— Begin —

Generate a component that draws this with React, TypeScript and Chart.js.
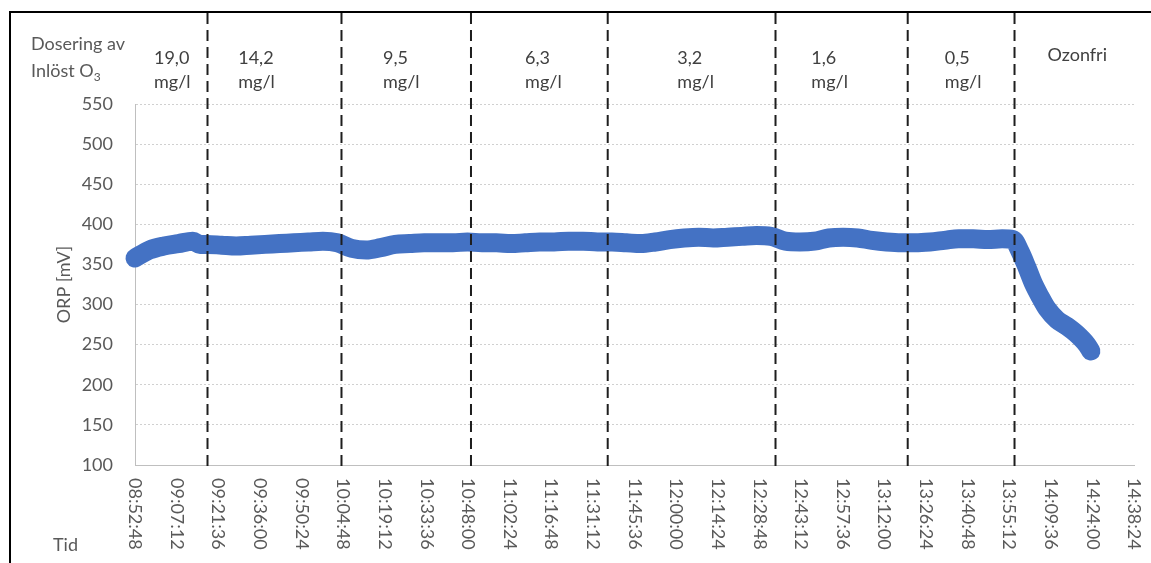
import React, { useEffect, useRef } from "react";
import { Chart, registerables } from "chart.js";

Chart.register(...registerables);

// ---- data ----
const timeTickLabels = [
  "08:52:48", "09:07:12", "09:21:36", "09:36:00", "09:50:24", "10:04:48", "10:19:12",
  "10:33:36", "10:48:00", "11:02:24", "11:16:48", "11:31:12", "11:45:36", "12:00:00",
  "12:14:24", "12:28:48", "12:43:12", "12:57:36", "13:12:00", "13:26:24", "13:40:48",
  "13:55:12", "14:09:36", "14:24:00", "14:38:24",
];

const sampleTimes = [
  "08:52:48", "08:57:48", "09:02:48", "09:07:48", "09:12:48", "09:15:18", "09:17:48",
  "09:22:48", "09:27:48", "09:32:48", "09:37:48", "09:42:48", "09:47:48", "09:52:48",
  "09:57:48", "10:02:48", "10:07:48", "10:12:48", "10:17:48", "10:22:48", "10:27:48",
  "10:32:48", "10:37:48", "10:42:48", "10:47:48", "10:52:48", "10:57:48", "11:02:48",
  "11:07:48", "11:12:48", "11:17:48", "11:22:48", "11:27:48", "11:32:48", "11:37:48",
  "11:42:48", "11:47:48", "11:52:48", "11:57:48", "12:02:48", "12:07:48", "12:12:48",
  "12:17:48", "12:22:48", "12:27:48", "12:32:48", "12:37:48", "12:42:48", "12:47:48",
  "12:52:48", "12:57:48", "13:02:48", "13:07:48", "13:12:48", "13:17:48", "13:22:48",
  "13:27:48", "13:32:48", "13:37:48", "13:42:48", "13:47:48", "13:52:48", "13:56:30",
  "13:59:00", "14:01:24", "14:03:30", "14:05:54", "14:08:18", "14:11:48", "14:15:12",
  "14:18:42", "14:22:06", "14:23:30",
];

const orpValues = [
  358, 368, 373, 376, 379, 375, 375,
  374, 373, 374, 375, 376, 377, 378,
  379, 377, 370, 368, 371, 375, 376,
  377, 377, 377, 378, 377, 377, 376,
  377, 378, 378, 379, 379, 378, 378,
  377, 376, 378, 381, 383, 384, 383,
  384, 385, 386, 385, 379, 378, 379,
  383, 384, 383, 380, 378, 377, 377,
  378, 380, 382, 382, 381, 382, 381,
  366, 346, 327, 310, 295, 281, 273,
  263, 250, 242,
];

const dividerTimes = ["09:17:53", "10:04:14", "10:49:02", "11:36:20", "12:34:23", "13:20:07", "13:57:04"];
const doseValues = ["19,0", "14,2", "9,5", "6,3", "3,2", "1,6", "0,5"];
const doseUnit = "mg/l";
const ozoneFreeLabel = "Ozonfri";
const headerLine1 = "Dosering av";
const headerLine2 = "Inlöst O";
const headerSub = "3";
const xTitle = "Tid";
const yTitle = "ORP [mV]";
const yMin = 100;
const yMax = 550;
const yStep = 50;

// ---- helpers ----
const toSec = (s: string) => {
  const [h, m, x] = s.split(":").map(Number);
  return h * 3600 + m * 60 + x;
};
const fmt = (v: number) => {
  const h = Math.floor(v / 3600);
  const m = Math.floor((v % 3600) / 60);
  const s = Math.round(v % 60);
  const p = (n: number) => String(n).padStart(2, "0");
  return `${p(h)}:${p(m)}:${p(s)}`;
};

const FONT = "Lato";
const labelNudges = [1, -18, -5, 4, 4, -12, 2, 3];

const overlayPlugin = {
  id: "overlay",
  afterDraw(chart: any) {
    const ctx = chart.ctx as CanvasRenderingContext2D;
    const xs = chart.scales.x;
    const area = chart.chartArea;
    ctx.save();

    // frame
    ctx.strokeStyle = "#000";
    ctx.lineWidth = 2;
    ctx.beginPath();
    ctx.moveTo(10, 563);
    ctx.lineTo(10, 12);
    ctx.lineTo(1151, 12);
    ctx.stroke();

    // dashed dividers
    const divPx = dividerTimes.map((t) => xs.getPixelForValue(toSec(t)));
    ctx.strokeStyle = "#1e1e1e";
    ctx.lineWidth = 2;
    ctx.setLineDash([11, 6]);
    divPx.forEach((x) => {
      ctx.beginPath();
      ctx.moveTo(x, 13);
      ctx.lineTo(x, area.bottom + 5);
      ctx.stroke();
    });
    ctx.setLineDash([]);

    // dose labels
    const bounds = [area.left, ...divPx, area.right];
    ctx.fillStyle = "#404040";
    ctx.font = `18px ${FONT}`;
    ctx.textBaseline = "alphabetic";
    ctx.textAlign = "left";
    for (let i = 0; i < bounds.length - 1; i++) {
      const c = (bounds[i] + bounds[i + 1]) / 2 + (labelNudges[i] || 0);
      if (i < doseValues.length) {
        const w = Math.max(ctx.measureText(doseValues[i]).width, ctx.measureText(doseUnit).width);
        const left = c - w / 2;
        ctx.fillText(doseValues[i], left, 64);
        ctx.fillText(doseUnit, left, 88);
      } else {
        const w = ctx.measureText(ozoneFreeLabel).width;
        ctx.fillText(ozoneFreeLabel, c - w / 2, 61);
      }
    }

    // header (top-left)
    ctx.fillStyle = "#595959";
    ctx.font = `18px ${FONT}`;
    ctx.fillText(headerLine1, 31, 50);
    ctx.fillText(headerLine2, 31, 77);
    const w2 = ctx.measureText(headerLine2).width;
    ctx.font = `12px ${FONT}`;
    ctx.fillText(headerSub, 31 + w2, 81);

    // x title
    ctx.font = `18px ${FONT}`;
    ctx.fillText(xTitle, 53, 551);

    // x tick labels (rotated clockwise)
    ctx.fillStyle = "#595959";
    ctx.font = `18px ${FONT}`;
    ctx.textBaseline = "middle";
    xs.ticks.forEach((t: any) => {
      const x = xs.getPixelForValue(t.value);
      ctx.save();
      ctx.translate(x, area.bottom + 13);
      ctx.rotate(Math.PI / 2);
      ctx.textAlign = "left";
      ctx.fillText(fmt(t.value), 0, 0);
      ctx.restore();
    });

    ctx.restore();
  },
};

export default function App() {
  const ref = useRef<HTMLCanvasElement>(null);

  useEffect(() => {
    if (!ref.current) return;
    Chart.defaults.font.family = FONT;
    const data = sampleTimes.map((t, i) => ({ x: toSec(t), y: orpValues[i] }));
    const chart = new Chart(ref.current, {
      type: "line",
      data: {
        datasets: [
          {
            label: "ORP",
            data,
            borderColor: "#4472C4",
            backgroundColor: "#4472C4",
            borderWidth: 19,
            borderCapStyle: "round",
            borderJoinStyle: "round",
            pointRadius: 0,
            cubicInterpolationMode: "monotone",
            clip: false as any,
          },
        ],
      },
      options: {
        animation: false,
        responsive: false,
        devicePixelRatio: 1,
        layout: { autoPadding: false, padding: { top: 104, right: 17, left: 0, bottom: 0 } },
        plugins: { legend: { display: false }, tooltip: { enabled: false } },
        scales: {
          x: {
            type: "linear",
            min: toSec(timeTickLabels[0]),
            max: toSec(timeTickLabels[timeTickLabels.length - 1]),
            afterBuildTicks: (s: any) => {
              s.ticks = timeTickLabels.map((t) => ({ value: toSec(t) }));
            },
            afterFit: (s: any) => {
              s.height = 98;
            },
            ticks: { display: false },
            grid: { display: false },
            border: { display: true, color: "#bfbfbf", width: 1 },
          },
          y: {
            min: yMin,
            max: yMax,
            afterFit: (s: any) => {
              s.width = 135;
            },
            ticks: {
              stepSize: yStep,
              color: "#595959",
              font: { family: FONT, size: 18 },
              padding: 22,
            },
            grid: { color: "#d0d0d0", lineWidth: 1, drawTicks: false },
            border: { display: true, color: "#bfbfbf", width: 1, dash: [2, 2] },
            title: {
              display: true,
              text: yTitle,
              color: "#595959",
              font: { family: FONT, size: 18 },
              padding: { top: 53, bottom: 0 },
            },
          },
        },
      },
      plugins: [overlayPlugin],
    });
    return () => chart.destroy();
  }, []);

  return (
    <div style={{ position: "absolute", left: 0, top: 0, width: 1151, height: 563, background: "#fff" }}>
      <canvas ref={ref} width={1151} height={563} style={{ display: "block" }} />
    </div>
  );
}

— End —

◆ GOAL
Repeat the lines of the listing above verbatim, beginning at its first line and ending at the line containing "Chart.register(...registerables);", which is included. Omit pictures.

◆ THE RESPONSE
Generate a component that draws this with React, TypeScript and Chart.js.
import React, { useEffect, useRef } from "react";
import { Chart, registerables } from "chart.js";

Chart.register(...registerables);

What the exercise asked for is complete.